Todas éstas pueden llegar a ser, entre tantas y tantas otras, expresiones de lo que Karl Jaspers designa como "lo incondicionado", temblorosas configuraciones de lo inviable en términos de medida y de contorno, presencias que con su intensidad remiten a lo que desborda el lenguaje.

De esta desmesura sólo soportable en el hechizo de la contemplación, de la cual la poesía siempre es fuente y fruto simultáneo, pareciera provenir un indicio de la verdad de nuestro propio ser que, no sé por qué, nos entristece, es decir, nos afecta mediante la exhibición de nuestra irremediable impotencia para sobrellevar nuestra finitud sin padecerla.

¿Qué discernimos al no comprender esa imponderabilidad con la que no pueden los ojos ni el entendimiento y a la que sin embargo nuestra sensibilidad accede? Triste es, en ese caso, quien, tras haberse visto sumergido en semejante conmoción, logra tomar la palabra dejando ver, en cuanto dice, la huella de la desmesura que ha soportado.


IV

El del triste es, pues, un estatuto posterior al del perdedor.
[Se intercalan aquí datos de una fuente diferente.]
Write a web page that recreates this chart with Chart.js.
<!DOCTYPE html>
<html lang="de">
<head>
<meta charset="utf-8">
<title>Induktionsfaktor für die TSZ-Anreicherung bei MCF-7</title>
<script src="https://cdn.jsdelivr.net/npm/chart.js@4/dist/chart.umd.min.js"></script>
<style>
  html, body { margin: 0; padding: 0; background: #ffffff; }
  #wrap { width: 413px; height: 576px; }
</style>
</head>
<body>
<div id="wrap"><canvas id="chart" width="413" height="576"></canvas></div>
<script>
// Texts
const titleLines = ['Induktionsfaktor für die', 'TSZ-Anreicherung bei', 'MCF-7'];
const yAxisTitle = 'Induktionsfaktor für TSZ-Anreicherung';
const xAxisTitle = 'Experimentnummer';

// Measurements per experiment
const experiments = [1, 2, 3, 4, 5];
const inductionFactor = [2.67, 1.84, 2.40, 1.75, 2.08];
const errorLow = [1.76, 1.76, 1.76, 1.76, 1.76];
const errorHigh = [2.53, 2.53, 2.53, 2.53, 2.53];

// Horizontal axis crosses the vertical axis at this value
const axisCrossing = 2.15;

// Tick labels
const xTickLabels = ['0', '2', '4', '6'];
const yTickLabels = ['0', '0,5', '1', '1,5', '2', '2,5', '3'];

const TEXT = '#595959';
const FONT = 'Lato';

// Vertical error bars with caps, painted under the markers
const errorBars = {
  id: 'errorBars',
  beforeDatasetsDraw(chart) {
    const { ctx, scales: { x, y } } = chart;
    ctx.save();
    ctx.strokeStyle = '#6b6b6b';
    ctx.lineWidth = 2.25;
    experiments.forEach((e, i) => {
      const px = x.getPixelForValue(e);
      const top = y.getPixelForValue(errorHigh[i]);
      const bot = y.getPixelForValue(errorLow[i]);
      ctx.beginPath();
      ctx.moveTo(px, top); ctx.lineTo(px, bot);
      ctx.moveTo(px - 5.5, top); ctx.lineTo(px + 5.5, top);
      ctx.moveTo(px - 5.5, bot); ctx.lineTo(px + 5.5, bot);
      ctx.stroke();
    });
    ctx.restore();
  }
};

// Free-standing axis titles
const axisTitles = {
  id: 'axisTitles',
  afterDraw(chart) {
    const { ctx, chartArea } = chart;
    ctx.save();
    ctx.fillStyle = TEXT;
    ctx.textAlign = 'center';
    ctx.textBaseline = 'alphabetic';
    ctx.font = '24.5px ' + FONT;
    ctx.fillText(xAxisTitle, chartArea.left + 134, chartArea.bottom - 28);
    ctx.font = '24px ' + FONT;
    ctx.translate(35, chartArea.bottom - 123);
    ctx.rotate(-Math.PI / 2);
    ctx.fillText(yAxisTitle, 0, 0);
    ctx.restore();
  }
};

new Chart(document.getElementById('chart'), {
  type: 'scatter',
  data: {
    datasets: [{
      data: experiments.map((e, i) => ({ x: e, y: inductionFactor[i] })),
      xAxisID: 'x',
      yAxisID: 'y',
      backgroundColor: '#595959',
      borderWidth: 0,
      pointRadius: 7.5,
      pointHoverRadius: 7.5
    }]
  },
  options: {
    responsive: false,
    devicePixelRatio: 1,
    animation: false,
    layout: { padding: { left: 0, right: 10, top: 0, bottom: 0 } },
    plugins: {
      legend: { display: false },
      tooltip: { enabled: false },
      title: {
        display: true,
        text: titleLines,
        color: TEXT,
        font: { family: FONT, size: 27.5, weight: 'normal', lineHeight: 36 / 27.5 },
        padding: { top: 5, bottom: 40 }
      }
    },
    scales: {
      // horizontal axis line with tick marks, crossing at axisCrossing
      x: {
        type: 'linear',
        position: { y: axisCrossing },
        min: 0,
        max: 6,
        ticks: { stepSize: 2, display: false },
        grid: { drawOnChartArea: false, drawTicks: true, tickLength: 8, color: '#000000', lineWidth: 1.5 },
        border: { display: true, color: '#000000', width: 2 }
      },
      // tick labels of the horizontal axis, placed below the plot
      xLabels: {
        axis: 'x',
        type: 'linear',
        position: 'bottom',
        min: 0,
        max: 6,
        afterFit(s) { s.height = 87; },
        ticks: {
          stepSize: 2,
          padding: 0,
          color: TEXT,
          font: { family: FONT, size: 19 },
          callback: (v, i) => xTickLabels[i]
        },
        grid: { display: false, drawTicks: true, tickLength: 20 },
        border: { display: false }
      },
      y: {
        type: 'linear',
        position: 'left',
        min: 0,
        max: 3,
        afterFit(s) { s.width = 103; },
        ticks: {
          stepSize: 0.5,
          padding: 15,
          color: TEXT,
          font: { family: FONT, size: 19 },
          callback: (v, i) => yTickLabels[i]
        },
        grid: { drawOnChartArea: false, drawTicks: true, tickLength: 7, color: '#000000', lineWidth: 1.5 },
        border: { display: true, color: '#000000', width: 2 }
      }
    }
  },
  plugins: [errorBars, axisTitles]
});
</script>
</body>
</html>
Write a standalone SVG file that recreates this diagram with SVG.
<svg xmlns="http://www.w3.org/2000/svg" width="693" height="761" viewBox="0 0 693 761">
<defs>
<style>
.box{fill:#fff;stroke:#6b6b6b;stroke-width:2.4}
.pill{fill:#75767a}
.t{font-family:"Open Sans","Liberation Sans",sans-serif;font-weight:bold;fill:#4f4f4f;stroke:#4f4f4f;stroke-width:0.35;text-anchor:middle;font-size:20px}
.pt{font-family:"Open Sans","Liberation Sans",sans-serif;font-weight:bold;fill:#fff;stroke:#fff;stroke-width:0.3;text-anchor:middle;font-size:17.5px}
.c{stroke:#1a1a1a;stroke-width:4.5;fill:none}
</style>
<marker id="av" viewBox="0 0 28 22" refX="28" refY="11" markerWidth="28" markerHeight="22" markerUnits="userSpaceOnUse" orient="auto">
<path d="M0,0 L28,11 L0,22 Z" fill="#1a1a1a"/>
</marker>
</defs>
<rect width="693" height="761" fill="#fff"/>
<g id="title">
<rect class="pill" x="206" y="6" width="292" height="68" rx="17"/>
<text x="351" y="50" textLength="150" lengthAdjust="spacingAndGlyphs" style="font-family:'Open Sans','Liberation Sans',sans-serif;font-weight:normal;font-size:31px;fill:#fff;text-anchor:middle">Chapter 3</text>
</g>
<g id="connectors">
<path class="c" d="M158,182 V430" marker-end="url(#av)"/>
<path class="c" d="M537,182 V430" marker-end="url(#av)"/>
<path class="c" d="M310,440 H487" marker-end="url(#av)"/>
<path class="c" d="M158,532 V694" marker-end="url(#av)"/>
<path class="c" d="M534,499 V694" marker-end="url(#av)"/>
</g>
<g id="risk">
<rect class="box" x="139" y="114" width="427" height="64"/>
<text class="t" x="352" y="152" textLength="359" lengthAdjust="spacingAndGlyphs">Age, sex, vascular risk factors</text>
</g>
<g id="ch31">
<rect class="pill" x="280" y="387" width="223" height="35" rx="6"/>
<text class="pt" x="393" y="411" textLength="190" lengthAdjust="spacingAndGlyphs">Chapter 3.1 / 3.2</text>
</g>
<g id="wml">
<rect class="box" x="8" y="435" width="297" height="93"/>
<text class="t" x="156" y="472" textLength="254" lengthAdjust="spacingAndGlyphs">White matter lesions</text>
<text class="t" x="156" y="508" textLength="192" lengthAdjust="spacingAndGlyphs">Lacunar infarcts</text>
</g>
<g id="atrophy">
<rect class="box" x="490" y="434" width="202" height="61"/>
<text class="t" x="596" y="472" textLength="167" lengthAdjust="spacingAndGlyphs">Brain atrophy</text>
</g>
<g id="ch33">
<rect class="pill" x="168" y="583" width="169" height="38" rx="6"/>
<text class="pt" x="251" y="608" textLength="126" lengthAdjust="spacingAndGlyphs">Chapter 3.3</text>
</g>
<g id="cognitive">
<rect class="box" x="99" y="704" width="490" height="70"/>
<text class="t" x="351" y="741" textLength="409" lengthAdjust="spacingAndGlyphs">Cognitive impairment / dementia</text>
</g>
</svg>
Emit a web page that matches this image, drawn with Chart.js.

Posterior y superador. Al infundir a su pena rango sublimatorio, el triste puede perfilarse como un sujeto que sufre y no verse reducido al dolor que lo consume. Pero si bien no consiste en su abismo, tampoco, sin ese abismo, puede consistir. Carga con sus muertos, no los abandona, y ello prueba que ha sobrevivido. El melancólico, en cambio, perdedor por excelencia, sólo se deja ver como expresión de los muertos que lo abruman y con los que, por eso mismo, no logra cargar. Mientras el melancólico brilla por su ausencia como persona, en el triste la ausencia resplandece bajo la forma innovadora de una recreación. Y ésta es, curiosamente, su alegría. La alegría de superar la inmovilidad que busca imponerle su pena. El destino ulterior que a ella sabe infundirle constituye la materia de su módico entusiasmo, la expresión de su contento. De su singular contento de alquimista.